This might come as no surprise to people here at Redstate, but I think it’s useful to highlight it anyway. E.J. Dionne’s column over at the Washington Post this morning manages to do the almost unimaginable — even for him: first state the law carefully, then offer an opinion masquerading as a definition that fundamentally debases and alters what it means, and then posit the twisted alternative as the truth that people actually believe – as long as it’s a group of people he doesn’t support.
This is one of the most amazing (and uncreative and hacked-up) examples of intellectual malfeasance I’ve seen yet:
I’m talking about “The Right’s Etch-A-Sketch Imperative” in which he first states the relevant text of Florida’s “Stand Your Ground” law and then proceeds to tell people what it “really means” while asserting the NRA and gun owners believe or adhere to his twisted-up, lurid interpretation.
Please read the article in its entirety at the Washington Post’s website, and when you get down to paragraphs 9 and 10 be prepared to witness this astounding feat of projection and transmutation:
…there was a national outcry because under the Florida law, a citizen has a right to use “force, including deadly force, if he or she reasonably believes it is necessary to do so to prevent death or great bodily harm to himself or herself or another or to prevent the commission of a forcible felony.”
Flash forward (you don’t have to go very far!) to the next paragraph, where he talks about the NRA’s “utopia” based on “feeling threatened” and “no longer counting on law enforcement to preserve the peace.” Neither the NRA nor the Florida law talk about “feeling threatened” or “just shooting.” To my knowledge as a member I’ve never discussed the word “utopia” in connection with concealed carry. And they certainly don’t talk about “no longer counting on law enforcment” either – they talk about using deadly force if it is necessary to prevent death or great bodily harm “to himself or herself or another or to prevent the commission of a forcible felony.” That’s a universe away from Dionne’s assertion that it means: “If you feel threatened, just shoot.” They couldn’t be any farther apart!
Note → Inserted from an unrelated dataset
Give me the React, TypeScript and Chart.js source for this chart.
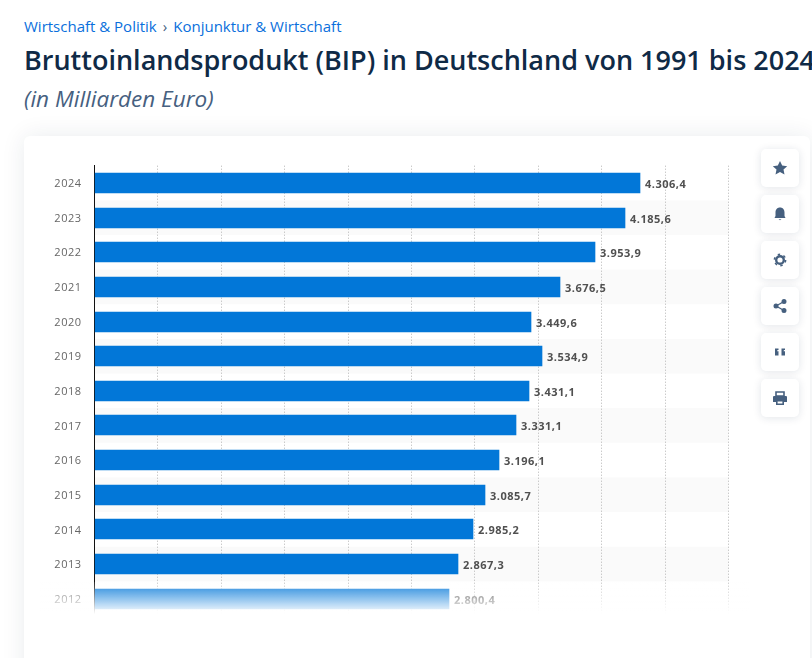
import { useEffect, useRef } from "react";
import { Chart, registerables } from "chart.js";

Chart.register(...registerables);

const years = ["2024", "2023", "2022", "2021", "2020", "2019", "2018", "2017", "2016", "2015", "2014", "2013", "2012"];
const gdp = [4306.4, 4185.6, 3953.9, 3676.5, 3449.6, 3534.9, 3431.1, 3331.1, 3196.1, 3085.7, 2985.2, 2867.3, 2800.4];
const xTicks = [0, 500, 1000, 1500, 2000, 2500, 3000, 3500, 4000, 4500, 5000];

const FONT = '"Open Sans", sans-serif';
const BLUE = "#0277d8";
const ICON = "#46607f";

const fmt = new Intl.NumberFormat("de-DE", { minimumFractionDigits: 1, maximumFractionDigits: 1 });

// streifen hinter jeder zweiten zeile + sperrung der schrift
const rowBands = {
  id: "rowBands",
  beforeDraw(chart: any) {
    const { ctx, chartArea, scales } = chart;
    ctx.letterSpacing = "0.5px";
    const step = scales.y.getPixelForValue(1) - scales.y.getPixelForValue(0);
    ctx.save();
    ctx.fillStyle = "#fafafa";
    years.forEach((_, i) => {
      if (i % 2 === 0) return;
      const c = scales.y.getPixelForValue(i);
      ctx.fillRect(chartArea.left, c - step / 2, chartArea.right - chartArea.left, step);
    });
    ctx.restore();
  },
};

// balken aufs pixelraster, sonst werden die kanten unscharf
const snapBars = {
  id: "snapBars",
  beforeDatasetsDraw(chart: any) {
    chart.getDatasetMeta(0).data.forEach((bar: any) => {
      bar.y = Math.round(bar.y);
      bar.x = Math.floor(bar.x);
    });
  },
};

const valueLabels = {
  id: "valueLabels",
  afterDatasetsDraw(chart: any) {
    const { ctx } = chart;
    ctx.save();
    ctx.font = `700 11px ${FONT}`;
    ctx.fillStyle = "#505050";
    ctx.textBaseline = "middle";
    chart.getDatasetMeta(0).data.forEach((bar: any, i: number) => {
      ctx.fillText(fmt.format(gdp[i]), bar.x + 5, bar.y + 2);
    });
    ctx.restore();
  },
};

function GdpChart() {
  const ref = useRef<HTMLCanvasElement>(null);

  useEffect(() => {
    if (!ref.current) return;
    const chart = new Chart(ref.current, {
      type: "bar",
      data: {
        labels: years,
        datasets: [{ data: gdp, backgroundColor: BLUE, barThickness: 20, borderWidth: 0 }],
      },
      options: {
        indexAxis: "y",
        responsive: false,
        animation: false,
        layout: { padding: { top: 29.7, right: 31.5, bottom: 24, left: 0 } },
        plugins: { legend: { display: false }, tooltip: { enabled: false } },
        scales: {
          x: {
            min: 0,
            max: 5000,
            afterBuildTicks: (axis: any) => {
              axis.ticks = xTicks.map((value) => ({ value }));
            },
            ticks: { display: false },
            border: { display: false, dash: [1, 2] },
            grid: {
              color: "#b4b4b4",
              lineWidth: 1,
              drawTicks: false,
            },
          },
          y: {
            afterFit: (axis: any) => {
              axis.width = 70.5;
            },
            border: { display: true, color: "#111111", width: 1 },
            grid: { display: false, drawTicks: false },
            ticks: {
              color: "#666666",
              padding: 13,
              labelOffset: 1,
              font: { family: FONT, size: 11 },
            },
          },
        },
      } as any,
      plugins: [rowBands, snapBars, valueLabels],
    });
    return () => chart.destroy();
  }, []);

  return (
    <canvas
      ref={ref}
      width={736}
      height={504}
      style={{ position: "absolute", left: 24, top: 136, display: "block" }}
    />
  );
}

const icons = [
  <polygon key="star" points="12,5 14.2,9.6 19.2,10.2 15.5,13.6 16.5,18.6 12,16.1 7.5,18.6 8.5,13.6 4.8,10.2 9.8,9.6" fill={ICON} />,
  <path key="bell" d="M12 5.5c-3 0-4.5 2.3-4.5 5v3.5L6.5 16h11l-1-2v-3.5c0-2.7-1.5-5-4.5-5zM10.5 17.3h3L12 18.3z" fill={ICON} />,
  <g key="gear" fill="none" stroke={ICON}>
    <circle cx="12" cy="12" r="3.8" strokeWidth="2.4" />
    <circle cx="12" cy="12" r="5.6" strokeWidth="1.6" strokeDasharray="2.4 3.46" />
  </g>,
  <g key="share" fill={ICON} stroke={ICON} strokeWidth="1.4">
    <line x1="16" y1="7.5" x2="8" y2="12" />
    <line x1="16" y1="16.5" x2="8" y2="12" />
    <circle cx="16" cy="7.5" r="1.8" />
    <circle cx="16" cy="16.5" r="1.8" />
    <circle cx="8" cy="12" r="1.8" />
  </g>,
  <path key="quote" d="M7 8.5h3.5v1.5c-1 0-1.4.4-1.4 1.2h1.4v4.3H7zM13.5 8.5H17v1.5c-1 0-1.4.4-1.4 1.2H17v4.3h-3.5z" fill={ICON} />,
  <g key="print" fill={ICON}>
    <path d="M8 6h8v4H8z" fill="none" stroke={ICON} strokeWidth="1.6" />
    <path d="M6 10h12a1 1 0 0 1 1 1v5h-3v-2H8v2H5v-5a1 1 0 0 1 1-1z" />
    <path d="M8.8 14.8h6.4v3.4H8.8z" fill="none" stroke={ICON} strokeWidth="1.6" />
  </g>,
];

export default function App() {
  return (
    <div
      style={{
        position: "fixed",
        left: 0,
        top: 0,
        width: 812,
        height: 658,
        overflow: "hidden",
        background: "#ffffff",
        fontFamily: FONT,
      }}
    >
      <div style={{ position: "absolute", left: 24, top: 15.5, fontSize: 15, lineHeight: "20px", color: "#0a6fdc", whiteSpace: "nowrap" }}>
        Wirtschaft &amp; Politik<span style={{ margin: "0 6px", color: "#46607f" }}>›</span>Konjunktur &amp; Wirtschaft
      </div>
      <div style={{ position: "absolute", left: 24, top: 41.5, fontSize: 27, fontWeight: 600, lineHeight: "36px", color: "#0f2a46", whiteSpace: "nowrap" }}>
        Bruttoinlandsprodukt (BIP) in Deutschland von 1991 bis 2024
      </div>
      <div style={{ position: "absolute", left: 24, top: 84, fontSize: 22.5, fontStyle: "italic", lineHeight: "30px", color: "#46607f", whiteSpace: "nowrap" }}>
        (in Milliarden Euro)
      </div>

      <div
        style={{
          position: "absolute",
          left: 24,
          top: 136,
          width: 786,
          height: 560,
          background: "#ffffff",
          borderRadius: 6,
          boxShadow: "0 0 24px rgba(15,42,70,0.09)",
        }}
      />
      <GdpChart />
      {/* 2012 läuft nach unten aus */}
      <div
        style={{
          position: "absolute",
          left: 40,
          top: 582,
          width: 710,
          height: 36,
          background: "linear-gradient(to bottom, rgba(255,255,255,0.1), rgba(255,255,255,1) 32px)",
        }}
      />

      {icons.map((icon, i) => (
        <div
          key={i}
          style={{
            position: "absolute",
            left: 761,
            top: 149 + i * 46,
            width: 38,
            height: 38,
            borderRadius: 5,
            background: "#ffffff",
            boxShadow: "0 1px 8px rgba(15,42,70,0.12)",
            display: "flex",
            alignItems: "center",
            justifyContent: "center",
          }}
        >
          <svg width="24" height="24" viewBox="0 0 24 24">
            {icon}
          </svg>
        </div>
      ))}
    </div>
  );
}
Dionne probably knows that the use of lethal force in this case is being scrutinized according to the way the law is written, not what he is imagining it means so that he can project that on others. In fact it would be a travesty of the law and nothing I as a gun owner would support if the law said what he claims it does! Then he has the chutzpah to put one right after the other, without even a few intervening, dissembling paragraphs to play around with the primacy/recency effect. Amazing. He just glues them together and expects people not to notice they’re utterly different, and moreover to buy his interpretation. It isn’t even goodspeak Orwell.
The doublespeak continues, but this is a particularly breathtaking and brazen example. Dionne knows very well that the shooting is being investigated in the context of what the law says. It’s amazing to me that the Washington Post can keep running a column – even from this columnist – that contains such an outrageous distortion of both the law and the facts, wrapped up in a slanderous caricature. [Author’s note: Yes I know that when it’s written it’s libelous, but “slanderous” sounded better at the end of that sentence.]
It’s hard to believe he understands the words he writes, much less publishes them for other people to read in a major national newspaper. Even E.J. Dionne has a certain responsibility as an editor for such a large publication not to further distort and propagandize, particularly when – even at this late date – all the facts have not yet come out and everyone’s tensions are high.